Microglia in prion diseases

Abstract

Prion diseases are a group of progressive and fatal neurodegenerative disorders characterized by deposition of scrapie prion protein (PrPSc) in the CNS. This deposition is accompanied by neuronal loss, spongiform change, astrogliosis, and conspicuous microglial activation. Here, we argue that microglia play an overall neuroprotective role in prion pathogenesis. Several microglia-related molecules, such as Toll-like receptors (TLRs), the complement system, cytokines, chemokines, inflammatory regulators, and phagocytosis mediators, are involved in prion pathogenesis. However, the molecular mechanisms underlying the microglial response to prion infection are largely unknown. Consequently, we lack a comprehensive understanding of the regulatory network of microglial activation. On the positive side, recent findings suggest that therapeutic strategies modulating microglial activation and function may have merit in prion disease. Moreover, studies on the role of microglia in prion disease could deepen our understanding of neuroinflammation in a broad range of neurodegenerative disorders.

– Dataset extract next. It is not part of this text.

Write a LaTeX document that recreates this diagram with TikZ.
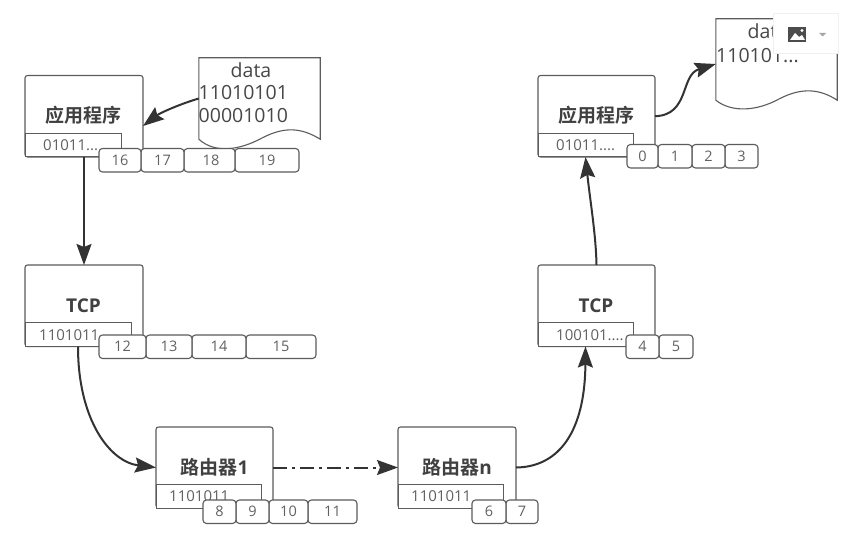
\documentclass[tikz,border=0pt]{standalone}
\usepackage{fontspec}
\setmainfont{Open Sans}
\newfontfamily\cjk{Noto Sans CJK SC}[BoldFont={Noto Sans CJK SC Bold}]
\usetikzlibrary{arrows.meta,calc}
\definecolor{ln}{gray}{0.36}
\definecolor{tx}{gray}{0.38}
\definecolor{ar}{gray}{0.2}
\tikzset{
  devbox/.style={draw=ln,line width=1.1pt,fill=white,rounded corners=2.5pt,anchor=north west,inner sep=0pt,outer sep=0pt},
  inbox/.style={draw=ln,line width=1pt,fill=white,anchor=south west,inner sep=0pt,outer sep=0pt},
  intext/.style={anchor=west,inner sep=0pt,font=\fontsize{15}{15}\selectfont,text=tx},
  cellbox/.style={draw=ln,line width=1.1pt,fill=white,rounded corners=3.5pt,anchor=north west,inner sep=0pt,outer sep=0pt,minimum height=23.5pt,font=\fontsize{14.5}{14.5}\selectfont,text=tx},
  title/.style={font=\fontsize{19}{19}\selectfont\cjk\bfseries,text=black!75,inner sep=0pt},
  doc/.style={draw=ln,line width=1.1pt,fill=white},
  doctext/.style={font=\fontsize{19.5}{19.5}\selectfont,text=black!72,inner sep=0pt},
  conn/.style={draw=ar,line width=2pt,-{Stealth[length=21pt,width=15pt,inset=3pt]}},
  docanchor/.style={inner sep=0pt,minimum width=121pt,minimum height=81pt}
}
\newcommand{\lat}{\normalfont\fontsize{19}{19}\selectfont\bfseries}
% name, x, y, w, h, inner w, title, inner text, text offset
\newcommand{\devnode}[9]{%
  \node[devbox,minimum width=#4pt,minimum height=#5pt] (#1) at (#2,#3) {};
  \node[title] (#1t) at ($(#1.center)+(0,-0.5)$) {#7};
  \node[inbox,minimum width=#6pt,minimum height=23.5pt] (#1i) at (#1.south west) {};
  \node[intext] (#1x) at ($(#1i.west)+(#9,0)$) {#8};
}
\newcommand{\cellnode}[5]{%
  \node[cellbox,minimum width=#4pt] (#1) at (#2,#3) {#5};
}
\begin{document}
\begin{tikzpicture}[x=1pt,y=-1pt]
\useasboundingbox (0,0) rectangle (859,534);
\fill[white] (0,0) rectangle (859,534);

% documents
\node[docanchor] (docl) at (259.5,98.5) {};
\draw[doc] (docl.north west) -- (docl.north east) -- (docl.south east)
  .. controls (302,128) and (285,126) .. (262,138)
  .. controls (240,150) and (215,154) .. (docl.south west) -- cycle;
\node[doctext] (docla) at (251,70) {data};
\node[doctext,anchor=west] (doclb) at (198.5,92.5) {11010101};
\node[doctext,anchor=west] (doclc) at (198.5,116) {00001010};

\node[docanchor] (docr) at (776.5,59.5) {};
\draw[doc] (docr.north west) -- (docr.north east) -- (docr.south east)
  .. controls (820,89) and (802,87) .. (779,99)
  .. controls (757,111) and (732,113) .. (docr.south west) -- cycle;
\node[doctext] (docra) at (768,31) {data};
\node[doctext,anchor=west] (docrb) at (716,56) {110101...};

% devices
\devnode{appl}{25}{75.5}{118}{81.5}{96}{\hspace{-2pt}应用程序}{01011...}{18}
\devnode{tcpl}{25}{265}{118}{81.5}{106}{\hspace{-1pt}\lat TCP}{1101011}{14}
\devnode{rtra}{156}{427}{117}{81}{105}{\hspace{0pt}路由器\lat 1}{1101011}{13}
\devnode{rtrn}{398}{427}{118}{81}{105}{\hspace{0pt}路由器\lat n}{1101011}{13}
\devnode{tcpr}{538}{265}{117}{81.5}{95}{\hspace{-1pt}\lat TCP}{100101....}{18}
\devnode{appr}{538}{75.5}{117}{81.5}{95}{\hspace{-1pt}应用程序}{01011....}{18}

% cells
\cellnode{c19}{235}{148.5}{64}{19}
\cellnode{c18}{184}{148.5}{51}{\hspace{3pt}18}
\cellnode{c17}{141}{148.5}{43}{17}
\cellnode{c16}{99}{148.5}{42}{16}
\cellnode{c15}{246}{335}{70}{15}
\cellnode{c14}{192}{335}{54}{14}
\cellnode{c13}{146}{335}{46}{13}
\cellnode{c12}{99}{335}{47}{12}
\cellnode{c11}{308}{500}{49}{11}
\cellnode{c10}{269}{500}{39}{10}
\cellnode{c9}{236}{500}{33}{9}
\cellnode{c8}{203}{500}{33}{8}
\cellnode{c7}{506}{500}{32}{7}
\cellnode{c6}{472}{500}{34}{6}
\cellnode{c5}{659}{335}{34}{5}
\cellnode{c4}{626}{335}{33}{4}
\cellnode{c3}{725}{144.5}{33}{3}
\cellnode{c2}{692}{144.5}{33}{2}
\cellnode{c1}{658}{144.5}{34}{1}
\cellnode{c0}{627}{144.5}{31}{0}

% connectors
\draw[conn] (docl.west) .. controls (180,104) and (160,113) .. (appl.east |- 0,126);
\draw[conn] (appl.south) -- (tcpl.north);
\draw[conn] (tcpli.south) .. controls (78,420) and (110,462) .. (rtra.west);
\draw[conn,dash pattern=on 14pt off 5pt on 3pt off 5pt] (rtra.east) -- (rtrn.west);
\draw[conn] (rtrn.east) .. controls (560,467) and (585,430) .. (tcpri.south);
\draw[conn] (tcpr.north) .. controls (596,235) and (590,200) .. (appri.south);
\draw[conn] (appr.east) .. controls (690,115) and (680,75) .. (docr.west |- 0,64);

% image toolbar overlay
\node[draw=black!6,line width=1pt,fill=white,inner sep=0pt,minimum width=65pt,minimum height=40pt] (tool) at (806,34) {};
\node[fill=black!70,inner sep=0pt,minimum width=18pt,minimum height=15pt] (icon) at (797,34.5) {};
\fill[white] (790,40) -- (795,33) -- (799,37) -- (802,35) -- (805,40) -- cycle;
\fill[white] (802,30.5) circle (1.6);
\fill[black!35] (819,33) -- (826,33) -- (822.5,36.5) -- cycle;
\end{tikzpicture}
\end{document}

Figure 1. Microglial activation in prion disease.

At an early stage of prion infection and PrP^Sc aggregation, microglia are activated by PrP^Sc. Microglia then acquire a phagocytic phenotype and produce several antiinflammatory cytokines such as IL-4, IL-10, and TGF-β. The phagocytosis of prions by microglia is facilitated by the astrocyte-derived opsonin MFGE8. However, over time, the clearance of prion becomes insufficient, and sustained PrP^Sc accumulation leads to neuronal damage. This damage may trigger microglia to switch to a proinflammatory phenotype with secretion of TNF-α, IL-1β, and IL-6. Such inflammatory cytokines may also convert astrocytes to a deleterious A1 phenotype.

Figure 2. Microglia play a neuroprotective role in prion pathogenesis.

Cerebellar organotypic cultured slices prepared from tga20/CD11b–HSVTK transgenic mice were infected with prions, followed by ganciclovir treatment. This leads to an efficient depletion of microglia and, consequently, enhanced PrP^Sc deposition and neurotoxicity. Tga20/CD11b–HSVTK transgenic mice were first intracerebrally inoculated with prions. Ganciclovir was then delivered to the brain through osmotic pumps. As a result, prion pathogenesis was greatly enhanced. Similarly, when Il34^–/– mice (which contain fewer microglia than WT mice) were intracerebrally inoculated with prions, PrP^Sc accumulation was augmented and disease progression was accelerated. These results provide evidence for an overall neuroprotective role of microglia in prion pathogenesis.